HuBMAP will serve as a valuable reference for cancer atlas maps. Tumour formation, progression and treatment are influenced by the cellular environment49. 2D and 3D single-cell maps are being generated by the HTAN and others and rely on a normal-tissue reference for comparison. These maps are built on both tumour tissue and early-stage precancerous samples (for example, ductal carcinoma in situ and precancerous polyps). In addition to spatial relationships, such maps reveal early events involved in cancer formation or progression, such as the presence of stem cells or transcriptional regulatory events50.

Another area of opportunity is to expand beyond HuBMAP’s focus on adult tissues to include foetal and paediatric organs, which are at earlier stages of development with different physiology and biology than adult organs. Inclusion of comprehensive and longitudinal foetal and paediatric atlases of various organs will help in the understanding of physiological maturation, aging and progression of disease, thereby providing a holistic perspective of human biology across the entire lifespan.

Demonstration use cases

In the production phase, HuBMAP initiated demonstration projects highlighting the utility of HuBMAP data. These include (1) investigating mitochondrial DNA variant accumulation with aging, (2) building the human extracellular matrix atlas, (3) identifying organotypic and disease-specific vascular cell populations and (4) reverse engineering the extracellular neighbourhood to restore ovarian function. As an example, somatic mitochondrial DNA (mtDNA) mutations accumulate with age and contribute to aging-related diseases such as immune disorders, cardiovascular diseases and neurodegeneration51,52. Whether accumulation of specific mtDNA variants during aging occurs similarly across different cell types, organs, sexes and races is unclear. Demonstration project 1 aims to analyse mtDNA information in human single-cell genomics datasets to obtain insights into how cell or organ type, aging, sex, race and other factors impact mtDNA and how mtDNA variants affect nuclear gene expression and cell function.

Conclusions

In the next 3 years, HuBMAP will develop and validate analytical and visualization tools and apply emerging technologies, generating a wealth of molecular data spanning major aspects of the central dogma (DNA, RNA, protein) and defining cellular phenotypes and FTU neighbourhoods that will serve as benchmarks to understand homeostasis, aging and disease.
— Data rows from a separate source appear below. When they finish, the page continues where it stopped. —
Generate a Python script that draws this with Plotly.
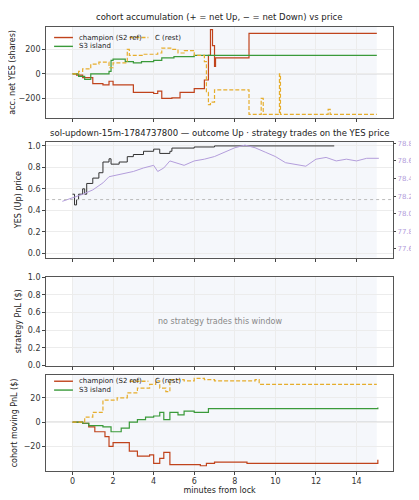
import plotly.graph_objects as go

# accumulation (shares)
champ_t = [0,0.2,0.5,1.0,1.5,1.8,2.0,2.8,3.0,4.0,4.2,4.4,4.9,5.3,6.0,6.5,6.7,6.8,6.9,7.0,7.05,8.6,8.7,15]
champ_v = [0,-10,-30,-80,-90,-60,-90,-90,-150,-160,-140,-200,-195,-150,-120,-50,150,360,230,60,130,130,330,330]
s3_t = [0,0.3,0.6,0.9,1.6,1.8,1.9,2.0,2.6,3.0,3.4,4.0,4.4,5.0,6.0,15]
s3_v = [0,-20,-45,0,0,20,110,120,100,90,100,110,130,140,150,150]
c_t = [0,0.3,0.5,0.9,1.3,1.8,2.0,2.6,2.7,2.8,3.5,4.2,4.4,4.9,5.2,5.5,6.0,6.5,6.6,6.7,6.8,7.0,8.6,8.7,9.2,9.3,9.4,10.1,10.2,10.25,12.5,12.6,12.7,15]
c_v = [0,20,40,80,95,50,90,90,200,150,160,170,210,200,170,190,150,100,-150,-250,-230,-130,-130,-330,-330,-200,-330,-330,0,-330,-330,-290,-330,-330]
# YES price
yes_t = [0,0.1,0.2,0.3,0.5,0.6,0.7,1.0,1.3,1.5,1.8,1.9,2.3,2.7,3.0,3.5,4.0,4.3,4.8,4.9,6.0,7.0,12.9]
yes_v = [0.55,0.45,0.5,0.55,0.6,0.55,0.65,0.7,0.75,0.85,0.88,0.83,0.85,0.9,0.92,0.95,0.97,0.93,0.95,0.98,0.99,1.0,1.0]
sol_t = [-0.5,0,0.5,1.0,1.5,1.8,2.5,3.0,3.5,4.0,4.2,4.5,4.8,5.5,6.0,6.5,7.0,7.5,8.0,8.5,9.0,9.5,10.0,10.5,11.0,11.5,12.0,12.5,13.0,13.5,14.0,14.5,15.1]
sol_v = [78.14,78.18,78.22,78.27,78.35,78.42,78.45,78.48,78.52,78.55,78.48,78.52,78.60,78.55,78.60,78.62,78.65,78.70,78.75,78.78,78.75,78.70,78.65,78.58,78.56,78.54,78.62,78.64,78.60,78.62,78.60,78.63,78.63]
strike_yes = 0.5
# PnL
pc_t = [0,0.5,0.8,1.1,1.6,1.8,2.0,2.8,3.2,3.8,4.0,4.3,4.5,4.8,6.3,6.6,7.0,8.6,15,15.05]
pc_v = [0,-1,-4,-8,-12,-20,-17,-24,-28,-27,-34,-30,-25,-35,-36,-34,-33,-34,-34,-31]
ps_t = [0,0.5,0.8,1.5,1.9,2.4,2.8,3.2,3.6,4.0,4.3,4.5,4.8,5.2,5.5,6.0,6.7,15,15.05]
ps_v = [0,-1,-3,-4,-8,-5,0,2,4,5,8,2,8,6,9,8,11,11,12]
pr_t = [0,0.6,1.0,1.5,1.9,2.2,2.7,3.2,3.8,4.1,4.3,4.6,4.8,5.5,6.0,6.5,7.0,8.5,9.0,9.2,15]
pr_v = [0,4,8,18,18,20,24,28,31,34,28,25,35,34,36,35,34,34,35,31,31]

RUST = "#c0431c"; GREEN = "#3a9a3a"; GOLD = "#e6ad2c"; PURP = "#b39ddb"
DASH = "4px,2px"
F = "DejaVu Sans"
fig = go.Figure()
def step(x, y, color, ax, dash="solid", w=1.2):
    fig.add_trace(go.Scatter(x=x, y=y, mode="lines", line=dict(color=color, width=w, dash=dash, shape="hv"),
                             xaxis="x" if ax == 1 else f"x{ax}", yaxis=f"y{ax}" if ax > 1 else "y", showlegend=False))

step(champ_t, champ_v, RUST, 1); step(s3_t, s3_v, GREEN, 1); step(c_t, c_v, GOLD, 1, DASH)
step(yes_t, yes_v, "#333333", 2, w=1.0)
fig.add_trace(go.Scatter(x=sol_t, y=sol_v, mode="lines", line=dict(color=PURP, width=1), xaxis="x2", yaxis="y5", showlegend=False))
step(pc_t, pc_v, RUST, 4); step(ps_t, ps_v, GREEN, 4); step(pr_t, pr_v, GOLD, 4, DASH)

doms = {1: [0.784, 0.97], 2: [0.50, 0.736], 3: [0.28, 0.46], 4: [0.066, 0.26]}
xd = [0.091, 0.919]
ax_common = dict(showline=True, linecolor="#555", linewidth=1, mirror=True, gridcolor="#ececec",
                 ticks="outside", ticklen=3, tickfont=dict(size=8, color="#333"), zeroline=False)
lay = dict(width=419, height=500, margin=dict(l=0, r=0, t=0, b=0), plot_bgcolor="white", paper_bgcolor="white",
           font=dict(family=F, size=8, color="#222"))
yr = {1: [-360, 384], 2: [-0.04, 1.04], 3: [0, 1], 4: [-40, 38.5]}
ytit = {1: "acc. net YES (shares)", 2: "YES (Up) price", 3: "strategy PnL ($)", 4: "cohort moving PnL ($)"}
for i in range(1, 5):
    xk = "xaxis" if i == 1 else f"xaxis{i}"; yk = "yaxis" if i == 1 else f"yaxis{i}"
    lay[xk] = dict(ax_common, domain=xd, range=[-1.3, 15.8], anchor="y" if i == 1 else f"y{i}",
                   tickvals=[0, 2, 4, 6, 8, 10, 12, 14], showticklabels=(i == 4))
    lay[yk] = dict(ax_common, domain=doms[i], range=yr[i], anchor="x" if i == 1 else f"x{i}",
                   title=dict(text=ytit[i], font=dict(size=8), standoff=4))
lay["yaxis"]["tickvals"] = [-200, 0, 200]
lay["yaxis2"]["tickvals"] = [0, 0.2, 0.4, 0.6, 0.8, 1.0]; lay["yaxis2"]["tickformat"] = ".1f"
lay["yaxis3"]["tickvals"] = [0, 0.2, 0.4, 0.6, 0.8, 1.0]; lay["yaxis3"]["tickformat"] = ".1f"
lay["yaxis4"]["tickvals"] = [-20, 0, 20, 40]
lay["xaxis4"]["title"] = dict(text="minutes from lock", font=dict(size=8), standoff=1)
lay["yaxis5"] = dict(overlaying="y2", side="right", anchor="x2", range=[77.5, 78.82], showgrid=False,
                     tickvals=[77.6, 77.8, 78.0, 78.2, 78.4, 78.6, 78.8], ticks="outside", ticklen=2,
                     tickfont=dict(size=7, color=PURP), tickformat=".1f",
                     title=dict(text="SOL/USD (strike dotted = YES 0.5)", font=dict(size=6, color=PURP), standoff=0))
fig.update_layout(**lay)

shapes = []
for i in range(1, 5):
    xr = "x" if i == 1 else f"x{i}"; yr_ = "y domain" if i == 1 else f"y{i} domain"
    shapes.append(dict(type="rect", xref=xr, yref=yr_, x0=0, x1=15, y0=0, y1=1, fillcolor="#eef1f8",
                       opacity=0.6, line_width=0, layer="below"))
    yref = "y" if i == 1 else f"y{i}"
    if i in (1, 4):
        shapes.append(dict(type="line", xref=f"{xr} domain", yref=yref, x0=0, x1=1, y0=0, y1=0,
                           line=dict(color="#bbb", width=0.8), layer="below"))
shapes.append(dict(type="line", xref="x2 domain", yref="y2", x0=0, x1=1, y0=strike_yes, y1=strike_yes,
                   line=dict(color="#bbb", width=1, dash="dot")))
anns = [
    dict(text="cohort accumulation (+ = net Up, − = net Down) vs price", x=0.505, y=0.975, yanchor="bottom"),
    dict(text="sol-updown-15m-1784737800 — outcome Up · strategy trades on the YES price", x=0.505, y=0.74, yanchor="bottom"),
    dict(text="no strategy trades this window", x=0.505, y=0.37, yanchor="middle", font=dict(size=8, color="#888")),
]
for a in anns:
    a.update(xref="paper", yref="paper", showarrow=False)
    a.setdefault("font", dict(size=8.5, color="#222"))
def legend(y1, y2):
    items = [(0.11, y1, RUST, "solid", "champion (S2 ref)"), (0.29, y1, GOLD, DASH, "C (rest)"),
             (0.11, y2, GREEN, "solid", "S3 island")]
    for x, y, c, d, t in items:
        shapes.append(dict(type="line", xref="paper", yref="paper", x0=x, x1=x + 0.045, y0=y, y1=y,
                           line=dict(color=c, width=1.4, dash=d)))
        anns.append(dict(text=t, xref="paper", yref="paper", x=x + 0.055, y=y, xanchor="left",
                         yanchor="middle", showarrow=False, font=dict(size=7, color="#222")))
legend(0.948, 0.93)
legend(0.248, 0.23)
fig.update_layout(shapes=shapes, annotations=anns)
fig.write_html("out.html")
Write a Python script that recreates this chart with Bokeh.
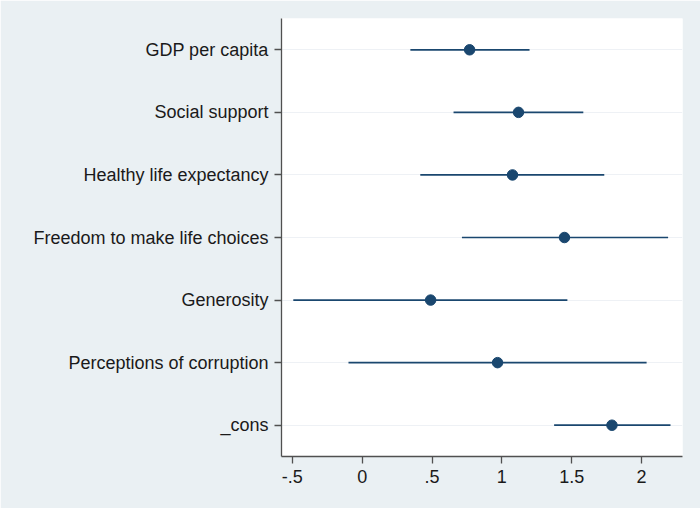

This granular characterization of cells, including their chromatin, transcriptomic, proteomic and metabolomic states, and spatially resolved molecular maps of FTU microenvironments, will define the biologically relevant cellular and extracellular communities for each tissue and organ, providing opportunities to explore interrelatedness across organ systems. Such knowledge will be critical in understanding disease or syndromes that affect multiple organs and help design better informed and more precise drug targets (Fig. 4). The molecular landscape of human tissues in biologically diverse populations across the lifespan created in HuBMAP will provide instrumental insights for tissue engineering and regenerative medicine. The atlas of each organ will provide an important healthy reference to identify molecules associated with altered cell states that are linked to disease or repair defects. Scientists can use the HuBMAP data to develop experimental models to further understand the underlying biology and mechanisms. HuBMAP data and resources will also enable the discovery of relevant autocrine and short- and long-range paracrine effects that regulate organ crosstalk necessary for homeostasis and potentially impact clinical practice in predicting disease outcomes. To fully realize the potential of these datasets, we must continue to improve access to data and resources with minimum restrictions and to develop methods that use minimal amounts of tissue for interrogation by multiple single-cell and spatial technologies and application to clinical specimens.